I Smile Back (2015)
Directed by: Adam Salky
Premise: A woman (Sarah Silverman) struggling with bipolar disorder and drug abuse enters rehab to correct the course of her life but after she’s discharged the temptations remain.
What Works: I Smile Back is a character study of a woman suffering from mental illness. The film succeeds primarily due to the performance of Sarah Silverman. She’s generally known for her work in comedy but Silverman previously played a similar character in 2012’s Take This Waltz. Silverman’s role in I Smile Back takes her down a much bleaker path than anything she has done before and she is quite good in the part. Her character is a married mother of two children who has abandoned her lithium prescription and substituted it with narcotics and affairs. Silverman plays this woman with a great deal of authenticity and a fearless abandon. I Smile Back requires Silverman to put herself in vulnerable positions but the movie doesn’t come across as exploitative. Instead, the picture takes a dispassionate view of a woman who feels empty and is in search of stimulation that will stave off that emptiness. The supporting case of I Smile Back is also impressive, especially the husband played by Josh Charles. In addiction narratives the spouse can sometimes come across naïve or saintly but Charles’ character is not the doting husband. There is a lot to the marriage that is communicated without ever being overtly stated. The husband is a flawed character and it is hinted that he is aware of his wife’s transgressions but ignores them to keep the family together. The relationships between the parents and the children have a lot of reality to them, especially between Silverman’s character and her son played Skylar Gaertner. He shows signs of his own mental disorder which causes guilt in his mother, and that furthers her own problems. The filmmakers of I Smile Back admirably refuse to explain away the roots of mental illness or conclude on a disingenuously neat resolution. Hollywood films tend to reaffirm the belief that love conquers all, no matter what the struggle. I Smile Back suggests that this woman does indeed love her family but she also loves the drugs—or at least what the drugs do for her—and these competing desires are ultimately irreconcilable. That culminates in an ending that is not especially happy but is appropriately ambiguous.

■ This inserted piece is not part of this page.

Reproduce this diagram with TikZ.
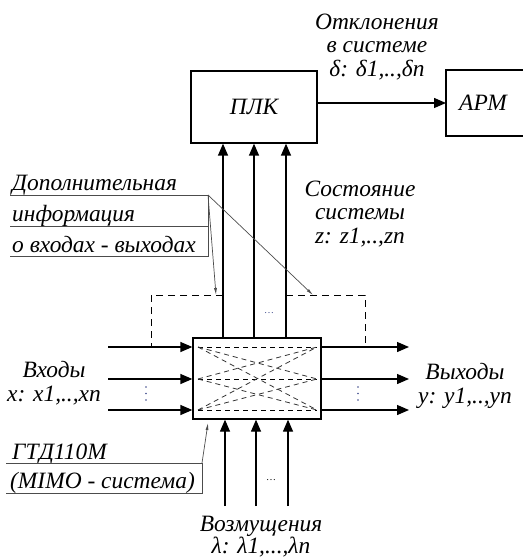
\documentclass[tikz,border=0pt]{standalone}
\usepackage{fontspec}
\setmainfont{Liberation Serif}[ItalicFont={Liberation Serif Italic}]
\usetikzlibrary{arrows.meta}
\definecolor{dotblue}{rgb}{0.25,0.3,0.55}
\definecolor{thingray}{rgb}{0.3,0.3,0.3}
\begin{document}
\begin{tikzpicture}[x=1bp,y=-1bp,
  every node/.style={font=\fontsize{23.5}{24}\selectfont\itshape, inner sep=0pt},
  main/.style={line width=1.3bp},
  arr/.style={main,-{Triangle[length=12bp,width=10bp]}},
  thinline/.style={line width=0.7bp,draw=thingray},
  lead/.style={line width=0.7bp,draw=thingray,-{Latex[length=7bp,width=3bp]}},
  outerdash/.style={line width=0.8bp,dash pattern=on 7bp off 5bp},
  innerdash/.style={line width=0.8bp,dash pattern=on 5bp off 4bp},
  blk/.style={draw,main,align=center}]
\useasboundingbox (0,0) rectangle (523,560);

% blocks
\node[blk,minimum width=126bp,minimum height=72bp] (plk) at (254,107) {ПЛК};
\node[blk,minimum width=128bp,minimum height=81bp] (sys) at (257,378.5) {};
\node (apm) at (483,103) {АРМ};
\coordinate (apmw) at (446,103);
\draw[main] (523,70) -- (446,70) -- (446,136) -- (523,136);

% plk -> apm
\draw[arr] (plk.east |- apmw) -- (apmw);

% inputs
\coordinate (i1) at (108,347);
\coordinate (i2) at (108,379);
\coordinate (i3) at (108,410);
\foreach \c in {i1,i2,i3} \draw[arr] (\c) -- (\c -| sys.west);

% outputs
\coordinate (o1) at (409,347);
\coordinate (o2) at (409,379);
\coordinate (o3) at (409,410);
\foreach \c in {o1,o2,o3} \draw[arr] (\c -| sys.east) -- (\c);

% state lines to PLK
\coordinate (t1) at (223,338);
\coordinate (t2) at (254,338);
\coordinate (t3) at (286,338);
\foreach \c in {t1,t2,t3} \draw[arr] (\c) -- (\c |- plk.south);

% disturbances
\coordinate (b1) at (225,506);
\coordinate (b2) at (256,506);
\coordinate (b3) at (288,506);
\foreach \c in {b1,b2,b3} \draw[arr] (\c) -- (\c |- sys.south);

% inner dashed cross connections
\foreach \ya in {347,379,410}{
  \foreach \yb in {347,379,410}{
    \ifnum\ya=\yb
      \draw[innerdash,black] (198,\ya) -- (317,\yb);
    \else
      \draw[innerdash,black!80] (198,\ya) -- (317,\yb);
    \fi
  }
}

% outer dashed frame
\coordinate (dl) at (151,295);
\coordinate (dr) at (365,295);
\draw[outerdash] (t1 |- dl) -- (dl) -- (dl |- i1);
\draw[outerdash] (t3 |- dr) -- (dr) -- (dr |- o1);

% dots
\node[text=dotblue,font=\normalsize] (dtop) at (269,313) {\dots};
\node[font=\normalsize] (dbot) at (271,480) {\dots};
\foreach \x in {146,358}
  \foreach \y in {387,393.5,400}
    \fill[dotblue] (\x,\y) circle (0.9bp);

% labels
\node[align=center] (otk) at (377,47) {Отклонения\\в системе\\δ: δ1,..,δn};
\node[align=center] (sost) at (360,214) {Состояние\\системы\\z: z1,..,zn};
\node[align=center] (vx) at (54,383) {Входы\\x: x1,..,xn};
\node[align=center] (vyx) at (465,386) {Выходы\\y: y1,..,yn};
\node[align=center,font=\fontsize{23.5}{22}\selectfont\itshape] (voz) at (261,537) {Возмущения\\λ: λ1,...,λn};

% annotation: additional information
\node[anchor=base west] (dop1) at (12,191) {Дополнительная};
\node[anchor=base west] (dop2) at (12,222) {информация};
\node[anchor=base west] (dop3) at (12,252) {о входах - выходах};
\coordinate (ua) at (208,195);
\draw[thinline] (10,195) -- (ua);
\draw[thinline] (10,226) -- (208,226);
\draw[thinline] (10,256) -- (208,256) -- (ua);
\coordinate (la) at (216,295);
\coordinate (lb) at (313,295);
\draw[lead] (ua) -- (la);
\draw[lead] (ua) -- (lb);

% annotation: GTD110M
\node[anchor=base west] (gtd1) at (12,459) {ГТД110М};
\node[anchor=base west] (gtd2) at (10,488) {(МIМО - система)};
\coordinate (ug) at (202,463);
\draw[thinline] (6,463) -- (ug);
\draw[thinline] (6,493) -- (202,493) -- (ug);
\coordinate (lg) at (208,423);
\draw[lead] (ug) -- (lg);
\end{tikzpicture}
\end{document}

What Doesn’t: I Smile Back suffers from some unprofessional filmmaking flaws. The picture’s most glaring problem is the soundtrack. The audio frequently sounds as though it was recorded in a public restroom, especially in quiet scenes where the distortion becomes distracting. A few of the sequences are shot and edited together awkwardly and the movie includes a few highly stylized shots that are inconsistent with the more naturalistic style of the rest of the picture. I Smile Back is intended to plunge the viewer into the sense of hopelessness and worthlessness of a deeply depressed person. The filmmakers accomplish that but the narrative is awkwardly structured. The story does not build from one event to the next. Instead the rise and fall of the character’s fortunes is much more arbitrary. The actions and reactions of Silverman’s character don’t seem motivated by anything or they are counterintuitive to everything else happening to her. To some degree that’s appropriate to the subject matter but the film doesn’t help us understand this woman and her condition. The movie remains on the surface of everything and especially the psychological ticks of the main character.
Bottom Line: I Smile Back has a revelatory performance by Sarah Silverman but the movie is a bit shallow and redundant in its examination of mental illness and the picture is held back by flaws in the filmmaking.